§ **Written instruction**
Find each line containing the string "matplotlib". Copy it.

§ **Input data**
******************************
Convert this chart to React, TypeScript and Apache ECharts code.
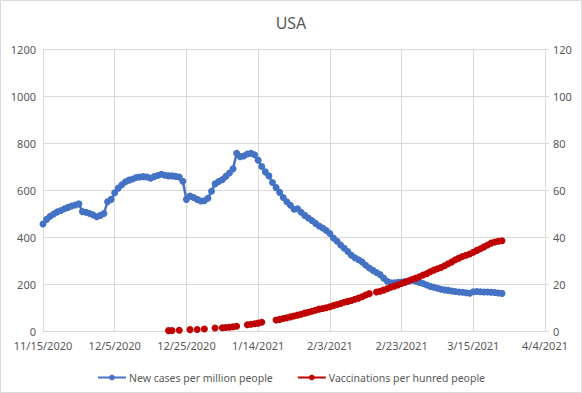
******************************
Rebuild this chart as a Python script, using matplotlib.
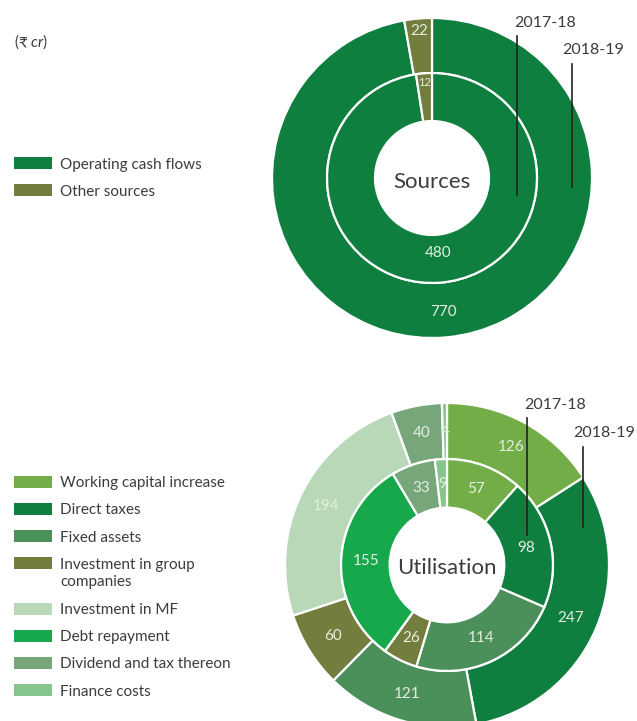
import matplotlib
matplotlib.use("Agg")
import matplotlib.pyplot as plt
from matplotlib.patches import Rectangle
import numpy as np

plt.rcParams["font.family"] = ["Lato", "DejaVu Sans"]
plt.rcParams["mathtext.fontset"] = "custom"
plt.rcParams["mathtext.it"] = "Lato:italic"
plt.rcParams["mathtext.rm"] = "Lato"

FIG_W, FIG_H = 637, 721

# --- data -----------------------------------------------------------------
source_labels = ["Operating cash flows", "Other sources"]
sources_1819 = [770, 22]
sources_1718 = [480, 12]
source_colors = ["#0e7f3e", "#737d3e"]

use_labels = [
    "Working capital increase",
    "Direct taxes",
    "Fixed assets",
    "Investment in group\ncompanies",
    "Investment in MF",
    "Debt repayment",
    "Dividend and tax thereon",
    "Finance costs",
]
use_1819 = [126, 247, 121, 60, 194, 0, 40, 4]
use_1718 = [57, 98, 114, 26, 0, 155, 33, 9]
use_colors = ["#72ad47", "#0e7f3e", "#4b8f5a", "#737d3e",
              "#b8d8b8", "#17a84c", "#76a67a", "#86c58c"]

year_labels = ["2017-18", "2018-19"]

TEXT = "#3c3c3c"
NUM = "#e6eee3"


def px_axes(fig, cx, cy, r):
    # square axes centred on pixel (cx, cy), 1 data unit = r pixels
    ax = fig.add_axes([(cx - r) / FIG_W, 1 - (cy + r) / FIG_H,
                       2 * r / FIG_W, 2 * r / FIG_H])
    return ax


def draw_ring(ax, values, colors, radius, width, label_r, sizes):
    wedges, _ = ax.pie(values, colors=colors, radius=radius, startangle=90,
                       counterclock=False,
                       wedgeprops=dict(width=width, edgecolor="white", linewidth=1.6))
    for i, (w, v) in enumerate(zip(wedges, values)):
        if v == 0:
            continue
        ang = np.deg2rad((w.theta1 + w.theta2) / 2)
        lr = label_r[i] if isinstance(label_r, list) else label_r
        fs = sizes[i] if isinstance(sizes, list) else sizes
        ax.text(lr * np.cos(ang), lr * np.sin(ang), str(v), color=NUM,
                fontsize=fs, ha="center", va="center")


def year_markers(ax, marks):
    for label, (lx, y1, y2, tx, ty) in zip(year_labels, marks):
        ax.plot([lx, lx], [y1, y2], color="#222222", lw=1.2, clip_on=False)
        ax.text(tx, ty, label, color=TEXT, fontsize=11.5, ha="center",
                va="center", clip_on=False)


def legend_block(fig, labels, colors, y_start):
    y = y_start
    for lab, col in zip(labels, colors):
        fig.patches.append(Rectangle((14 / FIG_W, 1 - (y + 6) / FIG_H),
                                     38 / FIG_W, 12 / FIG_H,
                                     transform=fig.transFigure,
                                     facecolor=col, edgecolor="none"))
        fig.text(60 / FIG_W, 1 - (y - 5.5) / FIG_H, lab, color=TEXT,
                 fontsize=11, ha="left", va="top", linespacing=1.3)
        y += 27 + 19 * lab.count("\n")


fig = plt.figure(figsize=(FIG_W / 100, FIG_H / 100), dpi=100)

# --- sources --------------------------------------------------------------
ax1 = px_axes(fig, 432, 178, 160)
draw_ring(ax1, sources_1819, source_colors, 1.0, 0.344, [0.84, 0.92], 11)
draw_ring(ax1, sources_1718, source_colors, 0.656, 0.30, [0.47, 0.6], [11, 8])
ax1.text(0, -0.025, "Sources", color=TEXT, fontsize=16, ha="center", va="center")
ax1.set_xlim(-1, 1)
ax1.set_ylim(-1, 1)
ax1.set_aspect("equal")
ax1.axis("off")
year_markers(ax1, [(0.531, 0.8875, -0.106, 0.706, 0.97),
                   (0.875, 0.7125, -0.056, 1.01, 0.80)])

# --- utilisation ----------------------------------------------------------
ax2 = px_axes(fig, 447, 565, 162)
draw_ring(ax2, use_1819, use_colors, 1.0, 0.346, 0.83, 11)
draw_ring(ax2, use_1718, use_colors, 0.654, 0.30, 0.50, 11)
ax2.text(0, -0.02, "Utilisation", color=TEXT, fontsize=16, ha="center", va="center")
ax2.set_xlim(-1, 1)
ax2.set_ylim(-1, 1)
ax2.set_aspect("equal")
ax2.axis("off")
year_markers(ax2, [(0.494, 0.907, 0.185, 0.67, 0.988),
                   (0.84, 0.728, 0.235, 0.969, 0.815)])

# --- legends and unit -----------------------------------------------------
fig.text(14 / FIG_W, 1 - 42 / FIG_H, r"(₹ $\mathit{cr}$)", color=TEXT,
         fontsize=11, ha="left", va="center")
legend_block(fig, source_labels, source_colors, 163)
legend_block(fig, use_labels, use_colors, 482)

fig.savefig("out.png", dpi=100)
******************************
§ **Result**
Rebuild this chart as a Python script, using matplotlib.
import matplotlib
matplotlib.use("Agg")
import matplotlib.pyplot as plt
from matplotlib.patches import Rectangle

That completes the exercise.